The Death of Marcus Aurelius

The Death of Marcus Aurelius

Sunday, January 14, 2018

Seneca, On the Happy Life 24: Ill at Ease



. . . According to your school, virtue has the dignified office of preliminary tester of pleasures. We shall, however, see whether virtue still remains virtue among those who treat her with such contempt, for if she leaves her proper station she can no longer keep her proper name.

In the meanwhile, to keep to the point, I will show you many men beset by pleasures, men upon whom Fortune has showered all her gifts, whom you must admit to be bad men.

Look at Nomentanus and Apicius, who digest all the good things, as they call them, of the sea and land, and review upon their tables the whole animal kingdom. Look at them as they lie on beds of roses gloating over their banquet, delighting their ears with music, their eyes with exhibitions, their palates with flavors. Their whole bodies are titillated with soft and soothing applications, and lest even their nostrils should be idle, the very place in which they solemnize the rites of luxury is scented with various perfumes.

You will say that these men live in the midst of pleasures. Yet they are ill at ease, because they take pleasure in what is not good.

—Seneca the Younger, On the happy life, Chapter 11 (tr Stewart)

The problem here boils down to whether virtue is to serve our appetites, or if our appetites are to serve virtue. If the standards of right and wrong depend upon desire, however, one will hardly have any right or wrong at all. Morality will shift and change based upon the convenience of our feelings, and we can clearly discern the root of the moral relativism that we see all around us.

I was once speaking to a fellow who insisted that cheating on his wife was actually doing her a favor. I wasn’t at all sure what to say when he explained that his trysts, which were only occasional, mind you, as if that made them any better, helped him to be more calm and relaxed, and that this made her life easier. There you have the sort of man whose conscience is in the service of his passions.

Seeing how the pleasure seeker lives has long saddened me, and I am also deeply ashamed whenever I have lived this way. The objects of desire may be sex, food, drink, luxury, money, reputation, or power, but regardless of what it is that may gratify us, we inevitably become selfish, manipulative, entitled, dishonest, and disloyal. In desiring to possess and consume, in serving myself, it becomes impossible for me to serve. Life becomes about grasping, not about giving.

Nomentanus and Apicius were apparently Roman gourmets, perhaps gourmands, perhaps most accurately gluttons, well known for their elaborate and luxurious tastes. We like to frown upon the decadence of the past, though we are hardly any better. I have had two moments of epiphany about our own excesses, both of which are indelibly burned into my memory.

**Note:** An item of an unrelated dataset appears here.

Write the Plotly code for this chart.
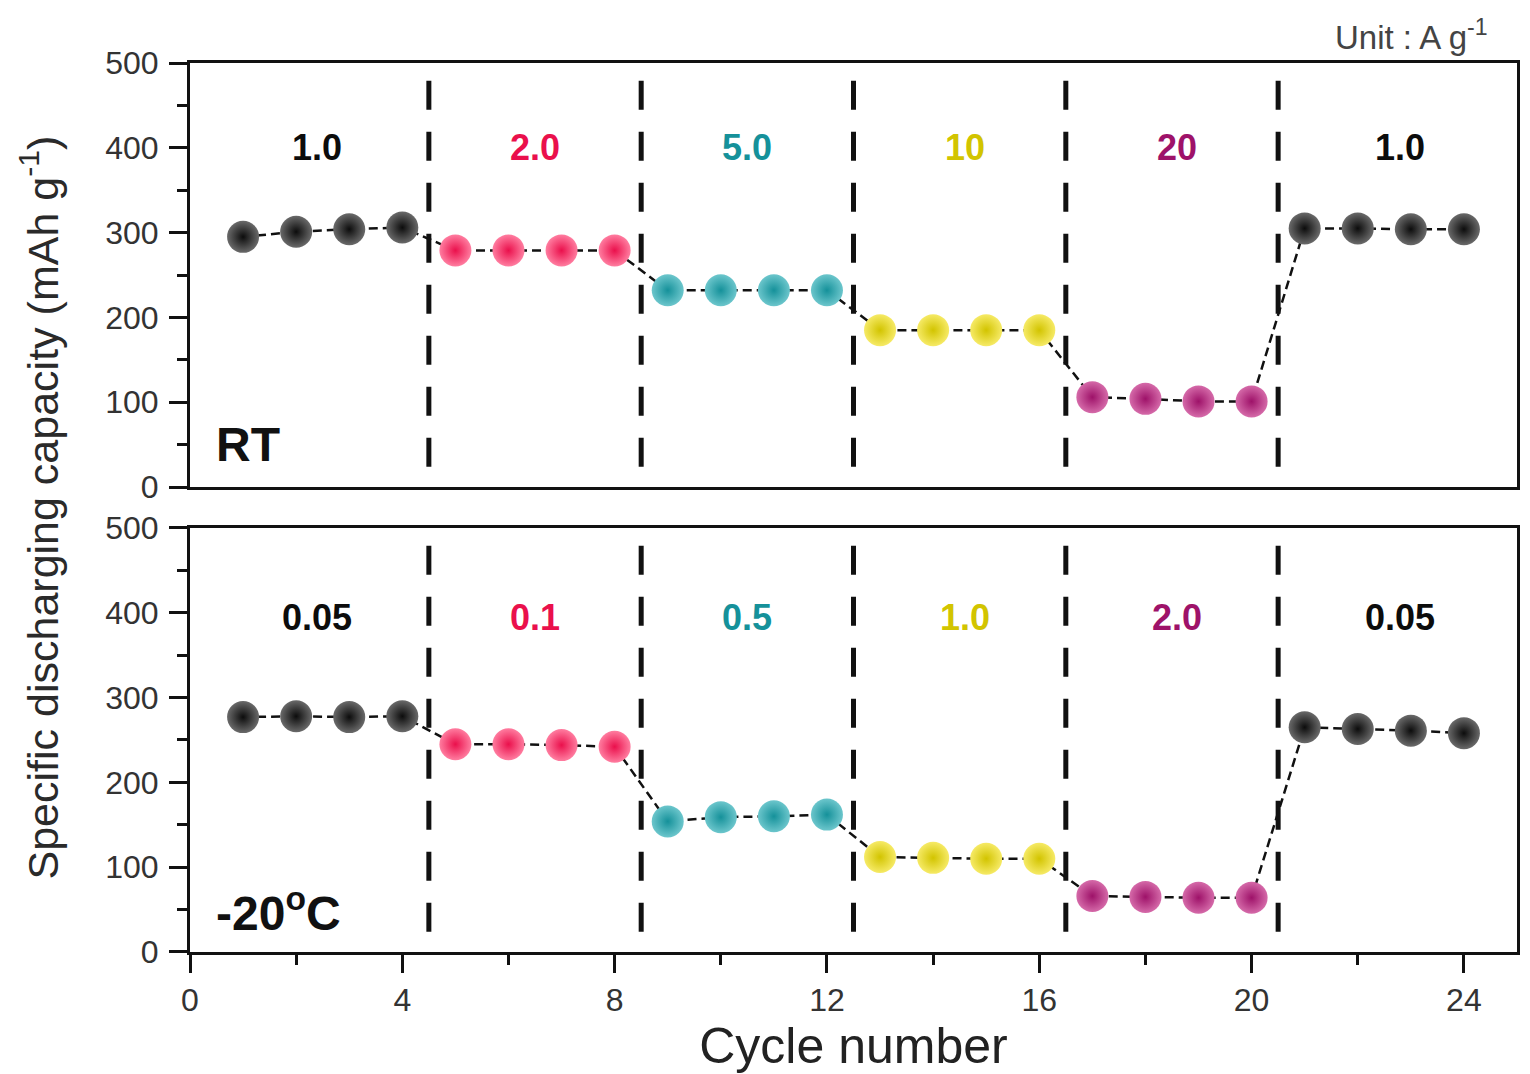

The first was one of those rare moments when I found myself in the world of other half, in a fancy corporate office on one of the top floors of a skyscraper in Boston’s Financial District. The cost of the marble and fittings in the restrooms surely cost more than I would ever earn in my entire lifetime, and the catered food was worth more than at least a year of my own grocery budget. I was in awe, but the important people took it all for granted, and one griped that the champagne was far below his standards.

The second was just a normal shopping trip with my wife, and we came across a mother and her two children. The woman was speaking loudly on her cell phone, complaining to someone about her manicurist. An obese boy sat in in the shopping cart, wolfing down handfuls of chips from a large bag, leaving a trail of crumbs behind him on the floor. A slightly older girl, perhaps eleven or twelve, wearing tight lycra stamped with the word “juicy” on her bottom, was singing along to Miley Cyrus on her iPod.

I don’t wish to think of the world as being full of such mindless gorging, not so different from animals feeding at the trough, but such experiences make it difficult not to lose hope. I must think not of the symptoms, but of the cure, and I must remember that the solution is never to simply complain about others, whether it is about champagne, or manicures, or even gluttonous practices, but to improve myself.

The reason I am ill at ease, as Seneca says, when I pursue pleasure as an end is that I am trying to fill myself with things that are not really part of my nature at all. I am made to understand, not to conform. I am made to do good things, not to consume them. I am made to love, not to be gratified.